Its membership represents billions of pesos of business investments in China.
The federation favors bilateral talks with China as opposed to the Aquino government's multilateral approach.
"Yes, they (FFCCCII) approached me," Trillanes said. "Eh kasi ma-ano na eh. Ma-ano na iyung sitwasyon."
He said he also met with Ma, but does not know if the Department of Foreign Affairs knew about the meetings.
"I wouldn't know. But I assumed na since nagre-report ako sa Presidente, that aligned iyung aming galaw," Trillanes said.
But Trillanes denied the federation bankrolled his trips, saying these were shouldered by the government.
Of the 15 or 16 meetings he had with Chinese officials, 6 or 7 were held in China.
Trillanes had said it was Malacañang that approached him to ask for his help in easing the tension between the two countries.
But last week, President Aquino said it was Trillanes who offered his services.
Trillanes said he won't contradict the President.
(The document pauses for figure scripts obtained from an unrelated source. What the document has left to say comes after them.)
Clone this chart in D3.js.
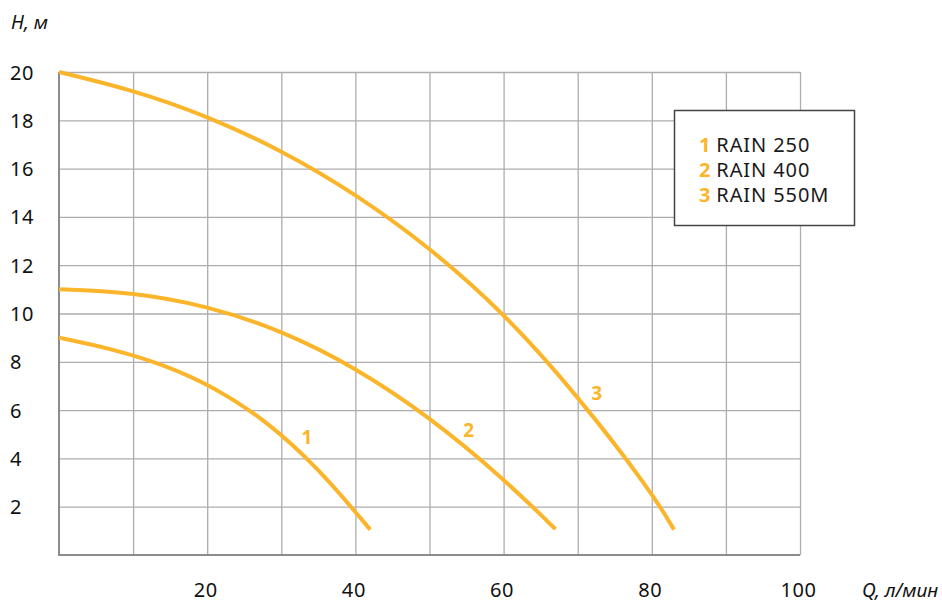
<!DOCTYPE html>
<html><head><meta charset="utf-8">
<script src="https://cdn.jsdelivr.net/npm/d3@7"></script>
<style>
html,body{margin:0;padding:0;background:#fff;}
text{font-family:"Noto Sans","Open Sans",sans-serif;}
</style></head>
<body><svg id="c" width="942" height="603"></svg>
<script>
const xTicks = [20, 40, 60, 80, 100];
const yTicks = [2, 4, 6, 8, 10, 12, 14, 16, 18, 20];
const seriesNames = ["RAIN 250", "RAIN 400", "RAIN 550M"];
const seriesLabels = ["1", "2", "3"];
const q1 = [0, 7, 14, 21, 28, 35, 42];
const h1 = [9, 8.55, 7.9, 6.95, 5.55, 3.6, 1.05];
const q2 = [0, 10, 20, 30, 40, 50, 60, 67];
const h2 = [11, 10.88, 10.32, 9.3, 7.77, 5.72, 3.17, 1.07];
const q3 = [0, 10, 20, 30, 40, 50, 60, 70, 80, 83];
const h3 = [20, 19.25, 18.18, 16.76, 14.96, 12.74, 10.04, 6.6, 2.6, 1.05];
const labelPos = [[33.47, 4.87], [55.3, 5.18], [72.57, 6.69]];

const svg = d3.select("#c");
const x = d3.scaleLinear().domain([0, 100]).range([59, 800]);
const y = d3.scaleLinear().domain([0, 20]).range([555, 72]);
const orange = "#fbb52b";
const font = "'Noto Sans','Open Sans',sans-serif";

// grid
const gx = d3.axisBottom(x).tickValues(d3.range(10, 101, 10)).tickSize(-(555 - 72)).tickFormat("");
svg.append("g").attr("transform", "translate(0,555)").call(gx)
  .call(g => g.select(".domain").remove())
  .call(g => g.selectAll("line").attr("stroke", "#adadad").attr("stroke-width", 1.3));
const gy = d3.axisLeft(y).tickValues(yTicks).tickSize(-(800 - 59)).tickFormat("");
svg.append("g").attr("transform", "translate(59,0)").call(gy)
  .call(g => g.select(".domain").remove())
  .call(g => g.selectAll("line").attr("stroke", "#adadad").attr("stroke-width", 1.3));

// axes lines
svg.append("line").attr("x1", x(0)).attr("x2", x(0)).attr("y1", y(20)).attr("y2", y(0)).attr("stroke", "#8c8c8c").attr("stroke-width", 2);
svg.append("line").attr("x1", x(0) - 1).attr("x2", x(100)).attr("y1", y(0)).attr("y2", y(0)).attr("stroke", "#8c8c8c").attr("stroke-width", 2);

// tick labels
const ax = d3.axisBottom(x).tickValues(xTicks).tickSize(0).tickPadding(0);
svg.append("g").attr("transform", "translate(-2,597)").call(ax)
  .call(g => g.select(".domain").remove())
  .call(g => g.selectAll("text").attr("font-size", 20).attr("letter-spacing", 0.6).attr("fill", "#111").attr("dy", 0).attr("font-family", font));
const ay = d3.axisLeft(y).tickValues(yTicks).tickSize(0).tickFormat(d3.format("d"));
svg.append("g").attr("transform", "translate(10,0)").call(ay)
  .call(g => g.select(".domain").remove())
  .call(g => g.selectAll("text").attr("text-anchor", "start").attr("x", 0).attr("dy", "0.35em").attr("font-size", 20).attr("letter-spacing", 0.6).attr("fill", "#111").attr("font-family", font));

// axis titles
svg.append("text").attr("x", 11).attr("y", 29).attr("font-size", 19).attr("font-style", "italic").attr("fill", "#111").text("H, м");
svg.append("text").attr("x", 862).attr("y", 597).attr("font-size", 19).attr("font-style", "italic").attr("fill", "#111").text("Q, л/мин");

// curves
const line = d3.line().x(d => x(d[0])).y(d => y(d[1])).curve(d3.curveBasis);
const data = [d3.zip(q1, h1), d3.zip(q2, h2), d3.zip(q3, h3)];
data.forEach(d => {
  svg.append("path").attr("d", line(d)).attr("fill", "none").attr("stroke", orange).attr("stroke-width", 4);
});
labelPos.forEach((p, i) => {
  svg.append("text").attr("x", x(p[0])).attr("y", y(p[1])).attr("text-anchor", "middle").attr("dy", "0.36em")
    .attr("font-size", 19).attr("font-weight", "bold").attr("fill", orange).text(seriesLabels[i]);
});

// legend
svg.append("rect").attr("x", 674.5).attr("y", 110.5).attr("width", 180).attr("height", 115).attr("fill", "#fff").attr("stroke", "#444").attr("stroke-width", 1.5);
seriesNames.forEach((n, i) => {
  const t = svg.append("text").attr("x", 699).attr("y", 144.7 + i * 25).attr("dy", "0.36em").attr("font-size", 20).attr("letter-spacing", 0.9).attr("fill", "#1a1a1a");
  t.append("tspan").attr("fill", orange).attr("font-weight", "bold").text(seriesLabels[i]);
  t.append("tspan").attr("dx", 5).text(n);
});
</script></body></html>
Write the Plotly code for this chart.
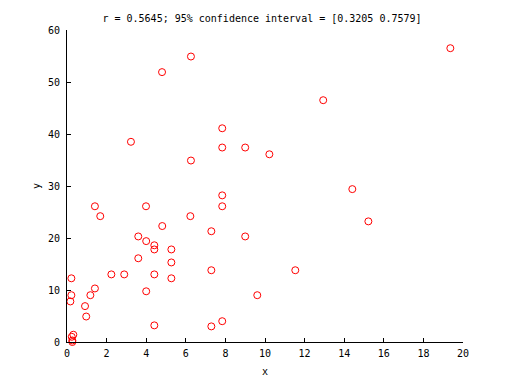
import plotly.graph_objects as go

x_vals = [1.41, 1.68, 3.99, 6.23, 4.81, 3.60, 4.00, 4.41, 4.41, 5.27,
          3.60, 5.27, 0.22, 2.24, 2.89, 4.41, 5.27, 1.41, 1.18, 0.22,
          0.17, 4.00, 0.91, 0.97, 4.41, 0.32, 0.24, 0.27, 0.27, 6.26,
          12.94, 7.84, 7.84, 9.00, 10.22, 6.26, 7.84, 7.84, 7.29, 9.00,
          7.29, 11.53, 9.61, 7.84, 7.29, 19.36, 14.41, 15.22, 4.80, 3.23]
y_vals = [26.1, 24.2, 26.1, 24.2, 22.3, 20.3, 19.4, 18.6, 17.8, 17.8,
          16.1, 15.3, 12.25, 13.0, 13.0, 13.0, 12.25, 10.3, 9.0, 9.0,
          7.8, 9.75, 6.9, 4.9, 3.2, 1.4, 1.0, 0.3, 0.0, 54.9,
          46.5, 41.1, 37.4, 37.4, 36.1, 34.9, 28.2, 26.1, 21.3, 20.3,
          13.8, 13.8, 9.0, 4.0, 3.0, 56.5, 29.4, 23.2, 51.9, 38.5]

title_text = "r = 0.5645; 95% confidence interval = [0.3205 0.7579]"
x_ticks = list(range(0, 21, 2))
y_ticks = list(range(0, 61, 10))

fig = go.Figure(go.Scatter(
    x=x_vals, y=y_vals, mode="markers", cliponaxis=False,
    marker=dict(symbol="circle-open", size=7, color="red", line=dict(width=1, color="red")),
))

font = dict(family="DejaVu Sans Mono", size=10, color="black")
fig.update_layout(
    width=512, height=384,
    margin=dict(l=59, r=57, t=22, b=50),
    paper_bgcolor="white", plot_bgcolor="white",
    showlegend=False,
    font=font,
    title=dict(text=title_text, x=254/512, xanchor="center", y=1 - 10/384, yanchor="middle", font=font),
    xaxis=dict(range=[0, 20], tickvals=x_ticks, ticks="inside", ticklen=4, tickcolor="black",
               showline=True, linecolor="black", linewidth=1, showgrid=False, zeroline=False,
               ticklabelstandoff=2,
               title=dict(text="x", font=font, standoff=9), tickfont=font),
    yaxis=dict(range=[0, 60], tickvals=y_ticks, ticks="inside", ticklen=4, tickcolor="black",
               showline=True, linecolor="black", linewidth=1, showgrid=False, zeroline=False,
               ticklabelstandoff=4, tickfont=font),
    annotations=[dict(text="y", xref="paper", yref="paper", x=(28 - 59) / 396, y=0.5,
                      xanchor="center", yanchor="middle", textangle=-90, showarrow=False, font=font)],
)

fig.write_html("out.html")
He also insisted that the "traitor" is not him but Senate President Juan Ponce Enrile, who made public the notes of former Philippine Ambassador to China Sonia Brady, which are supposed to remain secret.
He also criticized the DFA, which he says is the only possible source of the notes.
Trillanes admitted that his feud with Enrile has not been helpful to the country's cause, but he said the blame lies solely with Enrile.